The Boston Celtics won five straight games before getting blown out by the top-seeded Milwaukee Bucks in Game 2 of their Eastern Conference semifinals series, and even still they have two chances at TD Garden to take a commanding lead in their quest to reach a third straight conference finals. They have looked little like the team that publicly griped its way through a season marked by underachievement.

One reason for that, a number of Celtics players told ESPN’s Jackie MacMullan, is they turned off their phones. They paid too much attention to what the media said about them — where they ranked as players or earners or trade assets — and what they said about each other through the media. Irving passive-aggressively called out Boston’s young players publicly, who in kind passive-aggressively called out Irving, and it was churned through the NBA’s content machine in a vicious cycle.

They didn’t actually talk to each other, instead relying on their social media feeds to inform them of what was happening in their own locker room, which is about as apt a commentary on today’s society as an NBA team can make. Then, according to MacMullan, Jaylen Brown confronted Irving in January, and Irving heard him out to the point he was personally counseling teammates in the weeks before the playoffs.

This is great news if you’re a Celtics fan, because for a while there, it really looked as though Irving was dousing the team in gasoline, lighting a match and preparing to walk away from the wreckage in free agency. If all it took was for the Celtics to stop listening to, as Irving put it, “fake basketball analysts,” more power to them.

"I've been playing basketball a lot longer than some of these people analyzing the game," he told ESPN. "I'm an actual genius when it comes to this game. If you ask me about basketball, I will talk all day. If you ask me about spacing at the 3:33 mark of the second quarter, I will gladly explain it. I'll tell you what plays worked, about adjustments we make. But when it comes to personal things, or comparing myself to my NBA brothers, like, 'Do you think you are better than this guy?' I'm out."

Boston Celtics point guard Kyrie Irving is a wizard with the basketball. (Getty Images).
Boston Celtics point guard Kyrie Irving is a wizard with the basketball. (Getty Images).

I'm an actual genius when it comes to this game.

That’s the pull-quote here, and it could be rich coming through the lens of the guy who thought the Earth was flat because he watched a bunch of Instagram videos. In that case, it’s probably a good thing he put down his phone and recalibrated.

Instead, look at it through this lens: Irving is a basketball genius. He is a wizard with arguably the best handle ever. He delivered the dagger that defeated the greatest regular-season team in NBA history. He has played for Mike Krzyzewski and with LeBron James. He is one of the 10-best people in the world currently working in his profession. (Sorry about the ranking there, but it’s true.) You don’t get to that level without an understanding of the game that exceeds the 99.99999999999 percent of people who in their lifetimes have never achieved what he has done by age 27.
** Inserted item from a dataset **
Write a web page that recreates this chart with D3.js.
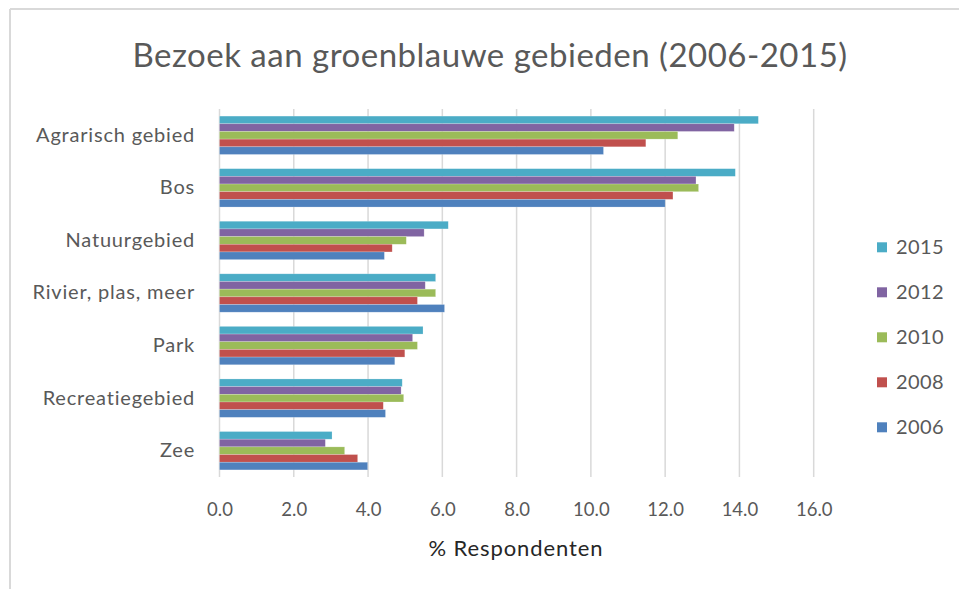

He certainly knows more about the game than anyone on, say, ESPN’s “First Take,” the hot-take artist panel that Irving joined in September 2017. There are few better decisions Irving could have come to than to tune them out. That alone is worthy of the genius label. It is sound advice for all basketball players, and it is all the better for the Celtics if it solves the locker-room issues they litigated through the media.

All that said, I’m still not entirely sure I understand everything Irving told MacMullan.
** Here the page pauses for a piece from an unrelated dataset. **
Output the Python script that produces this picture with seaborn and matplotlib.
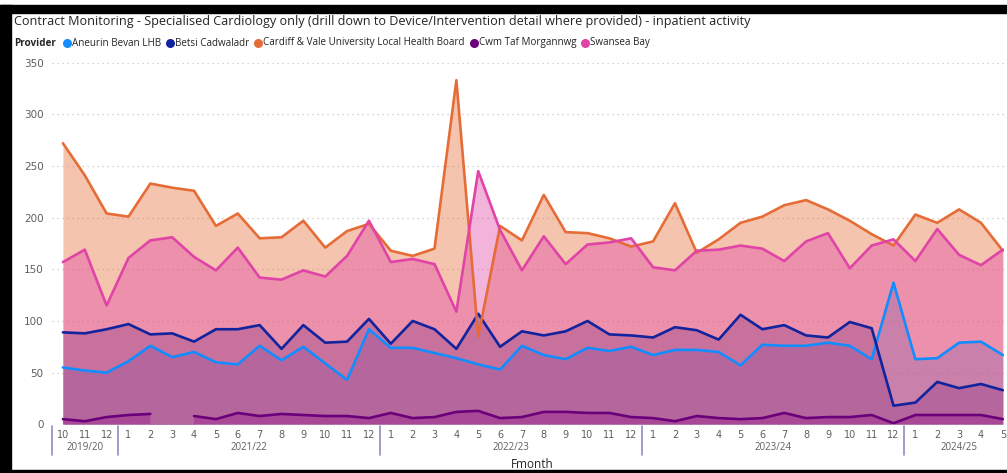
import numpy as np
import pandas as pd
import matplotlib
matplotlib.use("Agg")
import matplotlib.pyplot as plt
import matplotlib.transforms as mtransforms
from matplotlib.lines import Line2D
from matplotlib.patches import Rectangle
import seaborn as sns

# ---------------------------------------------------------------- data
fmonth = ["10", "11", "12",
          "1", "2", "3", "4", "5", "6", "7", "8", "9", "10", "11", "12",
          "1", "2", "3", "4", "5", "6", "7", "8", "9", "10", "11", "12",
          "1", "2", "3", "4", "5", "6", "7", "8", "9", "10", "11", "12",
          "1", "2", "3", "4", "5"]
fiscal_years = ["2019/20", "2021/22", "2022/23", "2023/24", "2024/25"]
months_per_year = [3, 12, 12, 12, 5]

providers = ["Aneurin Bevan LHB", "Betsi Cadwaladr",
             "Cardiff & Vale University Local Health Board",
             "Cwm Taf Morgannwg", "Swansea Bay"]

aneurin_bevan = [55, 52, 50, 61, 76, 65, 70, 60, 58, 76, 62,
                 75, 59, 43, 92, 74, 74, 69, 64, 58, 53, 76,
                 67, 63, 74, 71, 75, 67, 72, 72, 70, 57,
                 77, 76, 76, 79, 76, 63, 137, 63, 64, 79, 80, 67]
betsi_cadwaladr = [89, 88, 92, 97, 87, 88, 80, 92, 92, 96, 73,
                   96, 79, 80, 102, 78, 100, 92, 73, 107, 75, 90,
                   86, 90, 100, 87, 86, 84, 94, 91, 82, 106,
                   92, 96, 86, 84, 99, 93, 18, 21, 41, 35, 39, 33]
cardiff_vale = [272, 241, 204, 201, 233, 229, 226, 192, 204, 180, 181,
                197, 171, 187, 194, 168, 163, 170, 333, 85, 192, 178,
                222, 186, 185, 180, 172, 177, 214, 166, 179, 195,
                201, 212, 217, 208, 197, 184, 173, 203, 195, 208, 195, 168]
cwm_taf = [5, 3, 7, 9, 10, np.nan, 8, 5, 11, 8, 10,
           9, 8, 8, 6, 11, 6, 7, 12, 13, 6, 7,
           12, 12, 11, 11, 7, 6, 3, 8, 6, 5,
           6, 11, 6, 7, 7, 9, 1, 9, 9, 9, 9, 5]
swansea_bay = [157, 169, 115, 161, 178, 181, 162, 149, 171, 142, 140,
               149, 143, 163, 197, 157, 160, 155, 109, 245, 188, 149,
               182, 155, 174, 176, 180, 152, 149, 168, 169, 173,
               170, 158, 177, 185, 151, 173, 179, 158, 189, 164, 154, 169]

series = dict(zip(providers, [aneurin_bevan, betsi_cadwaladr, cardiff_vale,
                              cwm_taf, swansea_bay]))
colors = ["#118DFF", "#12239E", "#E66C37", "#6B007B", "#E044A7"]
palette = dict(zip(providers, colors))

# long table; a new segment starts after every missing month
idx = np.arange(len(fmonth))
frames = []
for name, vals in series.items():
    v = np.asarray(vals, dtype=float)
    seg = np.cumsum(np.isnan(v))
    frames.append(pd.DataFrame({"pos": idx, "Activity": v,
                                "Provider": name, "segment": seg}))
df = pd.concat(frames, ignore_index=True)

# ---------------------------------------------------------------- figure
W, H = 1007, 473
fig = plt.figure(figsize=(W / 100, H / 100), dpi=100)
fig.patch.set_facecolor("white")


def fx(px):
    return px / W


def fy(py):
    return 1 - py / H


plot_left, plot_right, plot_bottom, plot_top = 52, 1005, 424.3, 57.5
ax = fig.add_axes([fx(plot_left), fy(plot_bottom),
                   (plot_right - plot_left) / W, (plot_bottom - plot_top) / H])
ax.set_facecolor("white")

sns.set_style("white")
plt.rcParams["font.family"] = ["Open Sans", "DejaVu Sans"]

text_dark = "#252423"
text_grey = "#605E5C"

# filled areas, one per provider, overlapping
for name in providers:
    v = np.asarray(series[name], dtype=float)
    ax.fill_between(idx, v, 0, color=palette[name], alpha=0.4,
                    linewidth=0, zorder=1)

sns.lineplot(data=df.dropna(), x="pos", y="Activity", hue="Provider",
             units="segment", estimator=None, sort=False,
             palette=palette, hue_order=providers, linewidth=1.9,
             legend=False, ax=ax, zorder=3)

ax.set_xlim(-0.5, 43.1)
ax.set_ylim(0, 355)
ax.set_yticks([0, 50, 100, 150, 200, 250, 300, 350])
ax.tick_params(axis="y", length=0, pad=6, labelsize=7.5, labelcolor=text_grey)
ax.yaxis.grid(True, linestyle=(0, (1, 3)), color="#C8C6C4", linewidth=0.9)
ax.set_axisbelow(True)
for s in ax.spines.values():
    s.set_visible(False)

ax.set_xticks(idx)
ax.set_xticklabels(fmonth)
ax.tick_params(axis="x", length=0, pad=4, labelsize=7, labelcolor=text_grey)
ax.set_xlabel("")
ax.set_ylabel("Activity", fontsize=8.5, color=text_dark, labelpad=8)
fig.text(fx((plot_left + plot_right) / 2 + 4), fy(464), "Fmonth",
         fontsize=8.5, color=text_dark, ha="center", va="center")

# fiscal-year band under the month labels
trans = mtransforms.blended_transform_factory(ax.transData, ax.transAxes)
sep_color = "#8C8CC4"
start = 0
bounds = [start - 0.5]
for fy_label, n in zip(fiscal_years, months_per_year):
    centre = start + (n - 1) / 2
    ax.text(centre, -0.062, fy_label, transform=trans, ha="center",
            va="center", fontsize=7, color=text_grey)
    start += n
    bounds.append(start - 0.5)
for b in bounds[:-1]:
    ax.add_line(Line2D([b, b], [-0.005, -0.085], transform=trans,
                       color=sep_color, linewidth=1.2, clip_on=False))

# title
fig.text(fx(14), fy(21.5),
         "Contract Monitoring - Specialised Cardiology only (drill down to "
         "Device/Intervention detail where provided) - inpatient activity",
         fontsize=9.1, color=text_dark, va="center", ha="left")

# legend row
fig.canvas.draw()
renderer = fig.canvas.get_renderer()
leg_y = fy(43)
t = fig.text(fx(14), leg_y, "Provider", fontsize=7.1, fontweight="bold",
             color=text_dark, va="center", ha="left")
cursor = 14 + t.get_window_extent(renderer).width + 5
for name in providers:
    fig.add_artist(Line2D([fx(cursor + 6)], [leg_y], marker="o",
                          markersize=6.5, color=palette[name],
                          markeredgewidth=0, transform=fig.transFigure))
    t = fig.text(fx(cursor + 11), leg_y, name, fontsize=7.1,
                 color=text_dark, va="center", ha="left")
    cursor += 11 + t.get_window_extent(renderer).width + 3

# dark frame of the report page
frame_kw = dict(transform=fig.transFigure, color="black", zorder=10)
fig.patches.append(Rectangle((0, fy(13)), 1, 8 / H, **frame_kw))
fig.patches.append(Rectangle((0, 0), fx(11), fy(5), **frame_kw))
fig.patches.append(Rectangle((0, 0), 1, 3 / H, **frame_kw))

fig.savefig("out.png", dpi=100)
"I think this whole business is flawed, by the way the draft is set up, by the way the coaches and the GMs are set up, the way people get fired and traded," he added.
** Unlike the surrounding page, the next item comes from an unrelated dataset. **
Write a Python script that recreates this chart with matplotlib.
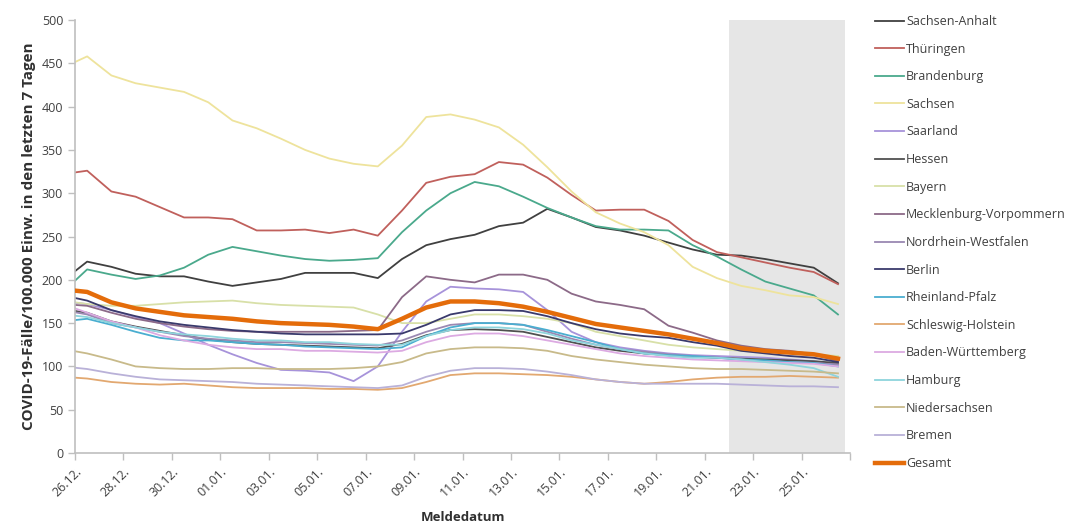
import numpy as np
import matplotlib
matplotlib.use("Agg")
import matplotlib.pyplot as plt

plt.rcParams["font.family"] = ["Open Sans", "DejaVu Sans"]

# x grid: reporting days, first point half a day before the axis start (clipped)
n_days = 33
tick_labels = ["26.12.", "28.12.", "30.12.", "01.01.", "03.01.", "05.01.", "07.01.",
               "09.01.", "11.01.", "13.01.", "15.01.", "17.01.", "19.01.", "21.01.",
               "23.01.", "25.01."]

sachsen_anhalt = [199, 221, 215, 207, 204, 204, 198, 193, 197, 201, 208, 208, 208, 202, 224, 240, 247,
                  252, 262, 266, 282, 272, 261, 257, 251, 243, 235, 229, 228, 224, 219, 214, 196]
thueringen = [322, 326, 302, 296, 284, 272, 272, 270, 257, 257, 258, 254, 258, 251, 280, 312, 319,
              322, 336, 333, 318, 298, 280, 281, 281, 268, 246, 232, 226, 220, 214, 209, 195]
brandenburg = [186, 212, 206, 201, 205, 214, 229, 238, 233, 228, 224, 222, 223, 225, 255, 280, 300,
               313, 308, 296, 283, 272, 262, 258, 258, 257, 240, 227, 212, 198, 190, 182, 160]
sachsen = [445, 458, 436, 427, 422, 417, 405, 384, 375, 363, 350, 340, 334, 331, 355, 388, 391,
           385, 376, 356, 330, 302, 278, 265, 255, 240, 215, 202, 193, 188, 182, 180, 172]
saarland = [175, 172, 165, 157, 150, 138, 125, 114, 104, 96, 95, 93, 83, 100, 140, 175, 192,
            190, 189, 186, 165, 140, 128, 122, 118, 115, 113, 112, 111, 110, 108, 106, 102]
hessen = [166, 162, 152, 146, 141, 136, 131, 128, 126, 125, 124, 123, 122, 121, 126, 136, 142,
          143, 142, 140, 134, 128, 122, 118, 115, 113, 111, 110, 109, 108, 107, 106, 104]
bayern = [176, 172, 170, 170, 172, 174, 175, 176, 173, 171, 170, 169, 168, 160, 150, 150, 155,
          160, 160, 158, 155, 150, 140, 135, 130, 125, 122, 120, 118, 117, 116, 114, 112]
mecklenburg_vorpommern = [172, 170, 162, 155, 150, 146, 143, 141, 140, 140, 140, 140, 141, 142, 180, 204, 200,
                          197, 206, 206, 200, 184, 175, 171, 166, 147, 139, 130, 124, 120, 118, 114, 106]
nordrhein_westfalen = [165, 160, 150, 145, 140, 135, 132, 130, 128, 128, 127, 126, 125, 124, 130, 140, 148,
                       150, 150, 148, 140, 132, 125, 120, 117, 114, 112, 110, 108, 106, 105, 104, 102]
berlin = [182, 176, 165, 158, 152, 148, 145, 142, 140, 138, 137, 137, 137, 137, 138, 148, 160,
          165, 165, 164, 158, 150, 143, 138, 135, 133, 128, 124, 118, 115, 112, 110, 105]
rheinland_pfalz = [152, 155, 148, 140, 133, 130, 130, 128, 126, 125, 123, 122, 121, 120, 122, 135, 145,
                   150, 150, 148, 142, 135, 128, 120, 115, 113, 112, 110, 108, 107, 105, 104, 100]
schleswig_holstein = [88, 86, 82, 80, 79, 80, 78, 76, 75, 75, 75, 74, 74, 73, 75, 82, 90,
                      92, 92, 91, 90, 88, 85, 82, 80, 82, 85, 87, 88, 88, 89, 88, 87]
baden_wuerttemberg = [172, 162, 152, 145, 136, 130, 125, 122, 120, 120, 118, 118, 117, 116, 118, 128, 135,
                      138, 138, 135, 130, 125, 120, 115, 112, 110, 108, 107, 106, 105, 104, 103, 100]
hamburg = [160, 157, 150, 145, 140, 137, 135, 132, 130, 130, 128, 128, 126, 125, 125, 135, 142,
           145, 145, 143, 138, 130, 125, 120, 115, 112, 110, 110, 108, 105, 102, 98, 88]
niedersachsen = [120, 115, 108, 100, 98, 97, 97, 98, 98, 97, 97, 97, 98, 100, 105, 115, 120,
                 122, 122, 121, 118, 112, 108, 105, 102, 100, 98, 97, 97, 96, 95, 94, 92]
bremen = [100, 97, 92, 88, 85, 84, 83, 82, 80, 79, 78, 77, 76, 75, 78, 88, 95,
          98, 98, 97, 94, 90, 85, 82, 80, 80, 80, 80, 79, 78, 77, 77, 76]
gesamt = [189, 186, 174, 167, 163, 159, 157, 155, 152, 150, 149, 148, 146, 143, 155, 168, 175,
          175, 173, 169, 163, 156, 149, 145, 141, 137, 132, 127, 121, 118, 116, 114, 109]

series = [
    ("Sachsen-Anhalt", sachsen_anhalt, "#404040"),
    ("Thüringen", thueringen, "#c0605c"),
    ("Brandenburg", brandenburg, "#4aa98c"),
    ("Sachsen", sachsen, "#eee39c"),
    ("Saarland", saarland, "#a793da"),
    ("Hessen", hessen, "#505050"),
    ("Bayern", bayern, "#d8e0a8"),
    ("Mecklenburg-Vorpommern", mecklenburg_vorpommern, "#8c6a88"),
    ("Nordrhein-Westfalen", nordrhein_westfalen, "#9a88b2"),
    ("Berlin", berlin, "#3a3a6c"),
    ("Rheinland-Pfalz", rheinland_pfalz, "#4aaed0"),
    ("Schleswig-Holstein", schleswig_holstein, "#e2a870"),
    ("Baden-Württemberg", baden_wuerttemberg, "#dcaae2"),
    ("Hamburg", hamburg, "#8ed4dc"),
    ("Niedersachsen", niedersachsen, "#c8ba8a"),
    ("Bremen", bremen, "#b9b1d8"),
]

x = np.arange(n_days) - 0.5

fig = plt.figure(figsize=(10.72, 5.27), dpi=100)
ax = fig.add_axes([0.070, 0.1404, 0.723, 0.8216])

# forecast / incomplete-data band
ax.axvspan(27, 31.8, color="#e6e6e6", lw=0, zorder=0)

for name, vals, col in series:
    ax.plot(x, vals, color=col, lw=1.3, label=name, zorder=2)
ax.plot(x, gesamt, color="#e46c0a", lw=3.2, label="Gesamt", zorder=3)

ax.set_xlim(0, 32)
ax.set_ylim(0, 500)
ax.set_yticks(np.arange(0, 501, 50))
ax.set_xticks(np.arange(0, 33, 2))
ax.set_xticklabels(tick_labels + [""], rotation=45, ha="right", rotation_mode="anchor")

for side in ("top", "right"):
    ax.spines[side].set_visible(False)
for side in ("left", "bottom"):
    ax.spines[side].set_color("#bfbfbf")
    ax.spines[side].set_linewidth(1.2)
ax.tick_params(colors="#bfbfbf", length=5, width=1, labelcolor="#404040", labelsize=9)

ax.set_ylabel("COVID-19-Fälle/100.000 Einw. in den letzten 7 Tagen",
              fontsize=11, fontweight="bold", color="#303030", labelpad=4)
ax.set_xlabel("Meldedatum", fontsize=9.5, fontweight="bold", color="#303030", labelpad=9)

ax.legend(loc="upper left", bbox_to_anchor=(0.806, 0.993), bbox_transform=fig.transFigure,
          frameon=False, fontsize=9, labelspacing=1.17, handlelength=2.3,
          handletextpad=0.15, labelcolor="#404040")

fig.savefig("out.png", dpi=100, facecolor="white")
"When you think about putting a leather basketball in a rim, and how many other complicated things happen because of that one simple thing, with our families and our lives, you can understand why people are struggling."

I think he means that you can lose yourself pretty quickly in the game of basketball when you start considering all that factors into the NBA off the court. I think. That, of course, raises questions about what the league would be like without the power structure and media surrounding it. It would be pure, which I think is what guys like Irving and Kevin Durant are always going on about, but it may not be so lucrative.

These are the existential questions commentators love to discuss, because they can be far more interesting than the spacing at the 3:33 mark of the second quarter. Such debates aren’t going to beat the Bucks, though, and that’s what the Celtics are after. Finally. Let the geniuses play basketball and us dummies talk about it.